Mary Harvey Tannahill (January 11, 1863 – June 21, 1951) was an American painter, printmaker, embroiderer and batik maker.
Tannahill was born on January 11, 1863, on "Kinderhook", the family estate in Warren County, North Carolina.
Her parents were Sallie Jones Sims and Robert Tannahill, a Confederate soldier and businessman who was active in Petersburg, Virginia, and New York City.
They frequently visited Petersburg, Virginia and Warrenton, North Carolina, where other family members lived.
[2] She studied with various teachers, including Kenyon Cox, John Henry Twachtman, Harry Siddons Mowbray, J. Alden Weir, and Arthur Wesley Dow.

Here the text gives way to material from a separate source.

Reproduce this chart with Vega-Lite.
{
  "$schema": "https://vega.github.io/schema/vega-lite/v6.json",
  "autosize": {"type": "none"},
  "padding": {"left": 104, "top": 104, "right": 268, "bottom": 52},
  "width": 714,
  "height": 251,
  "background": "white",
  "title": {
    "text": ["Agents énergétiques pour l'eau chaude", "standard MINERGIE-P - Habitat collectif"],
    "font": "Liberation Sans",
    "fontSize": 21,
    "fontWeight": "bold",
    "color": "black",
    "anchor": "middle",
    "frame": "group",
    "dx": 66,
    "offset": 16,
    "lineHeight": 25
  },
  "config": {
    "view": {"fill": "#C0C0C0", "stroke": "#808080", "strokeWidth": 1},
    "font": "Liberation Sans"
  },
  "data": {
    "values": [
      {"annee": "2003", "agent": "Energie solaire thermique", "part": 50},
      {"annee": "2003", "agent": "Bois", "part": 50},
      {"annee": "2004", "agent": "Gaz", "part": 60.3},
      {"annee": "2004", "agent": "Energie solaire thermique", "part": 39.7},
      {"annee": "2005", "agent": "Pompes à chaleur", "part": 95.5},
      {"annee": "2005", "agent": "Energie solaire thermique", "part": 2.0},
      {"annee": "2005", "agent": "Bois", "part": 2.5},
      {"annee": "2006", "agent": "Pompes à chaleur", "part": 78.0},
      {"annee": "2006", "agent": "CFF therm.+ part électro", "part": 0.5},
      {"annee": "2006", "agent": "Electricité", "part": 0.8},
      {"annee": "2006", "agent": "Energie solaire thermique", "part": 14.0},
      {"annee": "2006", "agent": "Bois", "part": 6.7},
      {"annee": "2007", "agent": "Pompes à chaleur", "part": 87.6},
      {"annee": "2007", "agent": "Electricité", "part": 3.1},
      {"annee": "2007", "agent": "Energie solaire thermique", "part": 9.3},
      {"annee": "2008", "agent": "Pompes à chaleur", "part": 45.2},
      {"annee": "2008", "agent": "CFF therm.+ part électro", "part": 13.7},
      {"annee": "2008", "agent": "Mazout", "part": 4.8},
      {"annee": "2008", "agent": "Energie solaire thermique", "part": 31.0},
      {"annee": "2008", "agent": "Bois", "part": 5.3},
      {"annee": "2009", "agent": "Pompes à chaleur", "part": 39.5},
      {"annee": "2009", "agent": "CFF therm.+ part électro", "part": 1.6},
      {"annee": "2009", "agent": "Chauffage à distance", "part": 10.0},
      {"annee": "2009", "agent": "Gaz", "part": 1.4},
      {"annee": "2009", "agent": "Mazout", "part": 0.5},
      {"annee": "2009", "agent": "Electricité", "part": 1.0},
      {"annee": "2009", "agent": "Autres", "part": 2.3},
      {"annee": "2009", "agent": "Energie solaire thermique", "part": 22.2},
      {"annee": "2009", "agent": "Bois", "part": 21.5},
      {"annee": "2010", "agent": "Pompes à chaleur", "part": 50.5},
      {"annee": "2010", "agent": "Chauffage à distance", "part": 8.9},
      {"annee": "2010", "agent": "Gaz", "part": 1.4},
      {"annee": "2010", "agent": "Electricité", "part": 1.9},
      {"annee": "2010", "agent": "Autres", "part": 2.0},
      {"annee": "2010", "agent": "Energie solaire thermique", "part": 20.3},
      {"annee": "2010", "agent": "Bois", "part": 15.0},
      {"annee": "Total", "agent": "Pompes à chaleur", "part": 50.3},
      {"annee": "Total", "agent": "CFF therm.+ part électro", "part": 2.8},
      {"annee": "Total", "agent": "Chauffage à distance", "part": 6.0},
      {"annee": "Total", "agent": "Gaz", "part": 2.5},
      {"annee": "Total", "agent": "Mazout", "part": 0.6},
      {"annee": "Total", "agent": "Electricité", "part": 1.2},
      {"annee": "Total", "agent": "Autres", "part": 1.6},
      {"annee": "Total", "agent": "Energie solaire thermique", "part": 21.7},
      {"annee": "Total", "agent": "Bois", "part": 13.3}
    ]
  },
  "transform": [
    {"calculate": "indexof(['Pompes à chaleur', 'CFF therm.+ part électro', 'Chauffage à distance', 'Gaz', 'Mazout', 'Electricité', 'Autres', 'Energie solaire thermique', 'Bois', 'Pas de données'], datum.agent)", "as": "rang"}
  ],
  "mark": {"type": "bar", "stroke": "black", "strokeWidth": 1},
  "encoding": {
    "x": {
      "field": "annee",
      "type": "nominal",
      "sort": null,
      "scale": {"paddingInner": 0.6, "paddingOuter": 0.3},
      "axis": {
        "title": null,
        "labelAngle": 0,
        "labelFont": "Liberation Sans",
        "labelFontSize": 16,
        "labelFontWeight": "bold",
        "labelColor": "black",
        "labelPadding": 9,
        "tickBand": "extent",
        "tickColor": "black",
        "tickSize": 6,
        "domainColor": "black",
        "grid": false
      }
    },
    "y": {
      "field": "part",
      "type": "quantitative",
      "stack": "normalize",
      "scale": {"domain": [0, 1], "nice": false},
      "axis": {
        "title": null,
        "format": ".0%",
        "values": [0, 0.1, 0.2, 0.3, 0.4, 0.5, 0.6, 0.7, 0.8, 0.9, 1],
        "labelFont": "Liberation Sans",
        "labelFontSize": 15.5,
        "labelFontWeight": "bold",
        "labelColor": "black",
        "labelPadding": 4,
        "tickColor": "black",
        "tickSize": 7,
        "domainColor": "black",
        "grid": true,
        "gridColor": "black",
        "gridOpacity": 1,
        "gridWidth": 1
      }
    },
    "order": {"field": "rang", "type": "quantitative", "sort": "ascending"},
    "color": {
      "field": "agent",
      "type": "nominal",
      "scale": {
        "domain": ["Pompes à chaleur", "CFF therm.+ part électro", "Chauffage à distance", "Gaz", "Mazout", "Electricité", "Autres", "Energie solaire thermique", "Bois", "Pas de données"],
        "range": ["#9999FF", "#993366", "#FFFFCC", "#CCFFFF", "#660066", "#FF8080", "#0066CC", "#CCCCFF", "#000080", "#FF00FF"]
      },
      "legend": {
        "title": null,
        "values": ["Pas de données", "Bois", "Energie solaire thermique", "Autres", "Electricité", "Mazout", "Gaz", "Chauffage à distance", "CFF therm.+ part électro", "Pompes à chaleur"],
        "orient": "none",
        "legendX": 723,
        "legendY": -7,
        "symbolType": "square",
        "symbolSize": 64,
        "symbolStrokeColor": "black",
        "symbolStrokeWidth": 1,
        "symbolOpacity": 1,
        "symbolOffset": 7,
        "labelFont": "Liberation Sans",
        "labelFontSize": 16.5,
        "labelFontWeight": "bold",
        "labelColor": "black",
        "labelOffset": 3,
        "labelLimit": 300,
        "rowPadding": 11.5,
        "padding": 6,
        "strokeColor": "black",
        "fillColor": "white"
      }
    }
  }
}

[1][2] She returned to the New York and began to spend the summers on Cape Cod and in Provincetown, Massachusetts,[1] where she later studied with Blanche Lazzell.

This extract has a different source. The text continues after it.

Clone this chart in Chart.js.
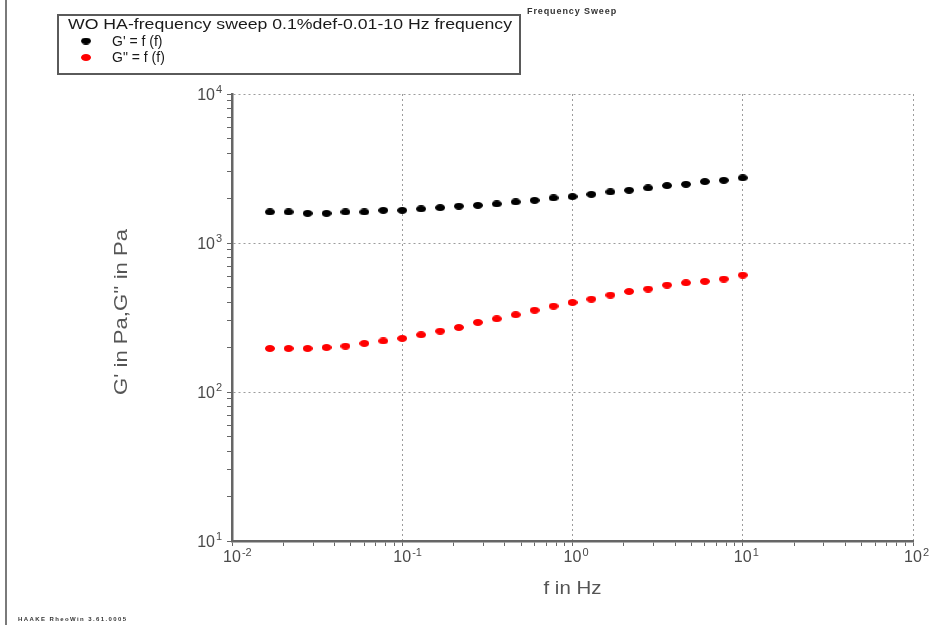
<!DOCTYPE html>
<html>
<head>
<meta charset="utf-8">
<title>Frequency Sweep</title>
<style>
    html, body { margin: 0; padding: 0; background: #fff; }
    #wrap { width: 932px; height: 625px; }
</style>
<script src="https://cdn.jsdelivr.net/npm/chart.js@4.4.1/dist/chart.umd.min.js"></script>
</head>
<body>
<div id="wrap"><canvas id="sweepChart" width="932" height="625"></canvas></div>
<script>
// Frequency sweep values
const freqHz = [0.0167, 0.0215, 0.0278, 0.0359, 0.0464, 0.0599, 0.0774, 0.1, 0.129, 0.167,
    0.215, 0.278, 0.359, 0.464, 0.599, 0.774, 1.0, 1.29, 1.67, 2.15,
    2.78, 3.59, 4.64, 5.99, 7.74, 10.0];
const storageModulus = [1616, 1616, 1581, 1581, 1616, 1616, 1657, 1657, 1693, 1727,
    1768, 1790, 1829, 1887, 1934, 2007, 2048, 2122, 2203, 2258,
    2344, 2429, 2479, 2584, 2636, 2736];
const lossModulus = [196, 196, 196, 199, 203, 212, 220, 229, 242, 256,
    271, 293, 310, 330, 354, 377, 399, 420, 447, 473,
    491, 522, 541, 553, 573, 609];

const seriesLabels = ["G' = f (f)", 'G" = f (f)'];
const seriesColors = ['#000000', '#ff0000'];
const legendTitle = 'WO HA-frequency sweep 0.1%def-0.01-10 Hz frequency';

// decade tick labels are 10 raised to these powers
const xTickPowers = [-2, -1, 0, 1, 2];
const yTickPowers = [1, 2, 3, 4];
const xAxisTitle = 'f in Hz';
const yAxisTitle = "G' in Pa,G'' in Pa";

const FONT = 'Arial, "Liberation Sans", sans-serif';

// small filled ellipse used as marker
function makeDot(color, w, h) {
    const c = document.createElement('canvas');
    c.width = w;
    c.height = h;
    const g = c.getContext('2d');
    g.fillStyle = color;
    g.beginPath();
    g.ellipse(w / 2, h / 2, w / 2, h / 2, 0, 0, Math.PI * 2);
    g.fill();
    return c;
}

// decades plus 2..9 minor ticks in between
function logTicks(powers) {
    const ticks = [];
    powers.forEach((p, i) => {
        ticks.push({ value: Math.pow(10, p) });
        if (i < powers.length - 1) {
            for (let m = 2; m <= 9; m++) ticks.push({ value: m * Math.pow(10, p) });
        }
    });
    return ticks;
}

function isDecade(v) {
    const l = Math.log10(v);
    return Math.abs(l - Math.round(l)) < 1e-6;
}

const gridColor = (c) => (c.tick && isDecade(c.tick.value)) ? '#9c9c9c' : 'rgba(0,0,0,0)';

// text squeezed or stretched along its own direction to a given length
function stretchedText(ctx, text, cx, cy, length, angle) {
    const w = ctx.measureText(text).width;
    ctx.save();
    ctx.translate(cx, cy);
    ctx.rotate(angle);
    ctx.scale(length / w, 1);
    ctx.textAlign = 'center';
    ctx.fillText(text, 0, 0);
    ctx.restore();
}

// left page edge, tick labels with exponents, axis titles, boxed legend, captions
const decorations = {
    id: 'decorations',
    afterDraw(chart) {
        const ctx = chart.ctx;
        const xs = chart.scales.x;
        const ys = chart.scales.y;
        ctx.save();

        ctx.strokeStyle = '#7a7a7a';
        ctx.lineWidth = 2;
        ctx.beginPath();
        ctx.moveTo(6, 0);
        ctx.lineTo(6, 625);
        ctx.stroke();

        ctx.fillStyle = '#4a4a4a';
        ctx.textBaseline = 'middle';
        xTickPowers.forEach(p => {
            const px = xs.getPixelForValue(Math.pow(10, p));
            ctx.font = '16px ' + FONT;
            ctx.textAlign = 'center';
            ctx.fillText('10', px, xs.top + 17);
            const w = ctx.measureText('10').width;
            ctx.font = '11px ' + FONT;
            ctx.textAlign = 'left';
            ctx.fillText(String(p), px + w / 2 + 1, xs.top + 12);
        });
        yTickPowers.forEach(p => {
            const py = ys.getPixelForValue(Math.pow(10, p));
            ctx.font = '16px ' + FONT;
            ctx.textAlign = 'right';
            ctx.fillText('10', ys.right - 17, py + 1.5);
            ctx.font = '11px ' + FONT;
            ctx.textAlign = 'left';
            ctx.fillText(String(p), ys.right - 16, py - 4);
        });

        // axis titles
        ctx.fillStyle = '#555';
        ctx.font = '18px ' + FONT;
        stretchedText(ctx, xAxisTitle, (xs.left + xs.right) / 2, 589, 58, 0);
        stretchedText(ctx, yAxisTitle, 122, 312, 166, -Math.PI / 2);

        // legend box
        ctx.strokeStyle = '#5a5a5a';
        ctx.lineWidth = 2;
        ctx.strokeRect(58, 15, 462, 59);
        ctx.fillStyle = '#1a1a1a';
        ctx.textAlign = 'left';
        ctx.font = '14px ' + FONT;
        const tw = ctx.measureText(legendTitle).width;
        ctx.save();
        ctx.translate(68, 25);
        ctx.scale(444 / tw, 1);
        ctx.fillText(legendTitle, 0, 0);
        ctx.restore();
        chart.data.datasets.forEach((ds, i) => {
            const cy = 41 + i * 16.5;
            const dot = ds.pointStyle;
            ctx.drawImage(dot, 86 - dot.width / 2, cy - dot.height / 2);
            ctx.fillText(ds.label, 112, cy + 1);
        });

        ctx.fillStyle = '#333';
        ctx.font = 'bold 9px ' + FONT;
        ctx.letterSpacing = '0.9px';
        ctx.fillText('Frequency Sweep', 527, 12);

        ctx.font = 'bold 6px ' + FONT;
        ctx.letterSpacing = '1.4px';
        ctx.fillText('HAAKE RheoWin 3.61.0005', 18, 619);
        ctx.restore();
    }
};

document.addEventListener('DOMContentLoaded', () => {
    const ctx = document.getElementById('sweepChart').getContext('2d');
    new Chart(ctx, {
        type: 'scatter',
        data: {
            datasets: [
                {
                    label: seriesLabels[0],
                    data: freqHz.map((f, i) => ({ x: f, y: storageModulus[i] })),
                    pointStyle: makeDot(seriesColors[0], 10, 7),
                    backgroundColor: seriesColors[0],
                    borderColor: seriesColors[0]
                },
                {
                    label: seriesLabels[1],
                    data: freqHz.map((f, i) => ({ x: f, y: lossModulus[i] })),
                    pointStyle: makeDot(seriesColors[1], 10, 7),
                    backgroundColor: seriesColors[1],
                    borderColor: seriesColors[1]
                }
            ]
        },
        options: {
            responsive: false,
            animation: false,
            devicePixelRatio: 1,
            layout: {
                padding: { top: 94, right: 19, left: 0, bottom: 0 }
            },
            plugins: {
                legend: { display: false },
                tooltip: { enabled: false }
            },
            scales: {
                x: {
                    type: 'logarithmic',
                    min: 0.01,
                    max: 100,
                    afterBuildTicks: (scale) => { scale.ticks = logTicks(xTickPowers); },
                    afterFit: (scale) => { scale.height = 84; },
                    ticks: { display: false, autoSkip: false },
                    grid: {
                        color: gridColor,
                        tickColor: '#666',
                        tickLength: 5,
                        lineWidth: 1
                    },
                    border: { color: '#666', width: 2.5, dash: [2, 3] }
                },
                y: {
                    type: 'logarithmic',
                    min: 10,
                    max: 10000,
                    afterBuildTicks: (scale) => { scale.ticks = logTicks(yTickPowers); },
                    afterFit: (scale) => { scale.width = 232; },
                    ticks: { display: false, autoSkip: false },
                    grid: {
                        color: gridColor,
                        tickColor: '#666',
                        tickLength: 5,
                        lineWidth: 1
                    },
                    border: { color: '#666', width: 2.5, dash: [2, 3] }
                }
            }
        },
        plugins: [decorations]
    });
});
</script>
</body>
</html>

[6] She then painted with tempera and oils, and explored creating works of art with embroidery, batik, and woodblock printing,[1][2] in the white-line style of the Provincetown Printers.
She soon became a close friend of William and Marguerite Zorach and Robert Henri as well, through them becoming introduced to the work of the Art Students League of New York.
She evinced interest in continued artistic growth throughout her career, absorbing influences such as Cubism and Precisionism in some of her later works.
[1] Her work was displayed over her career at the Panama–Pacific International Exposition in San Francisco and at shows by the National Association of Women Painters and Sculptors.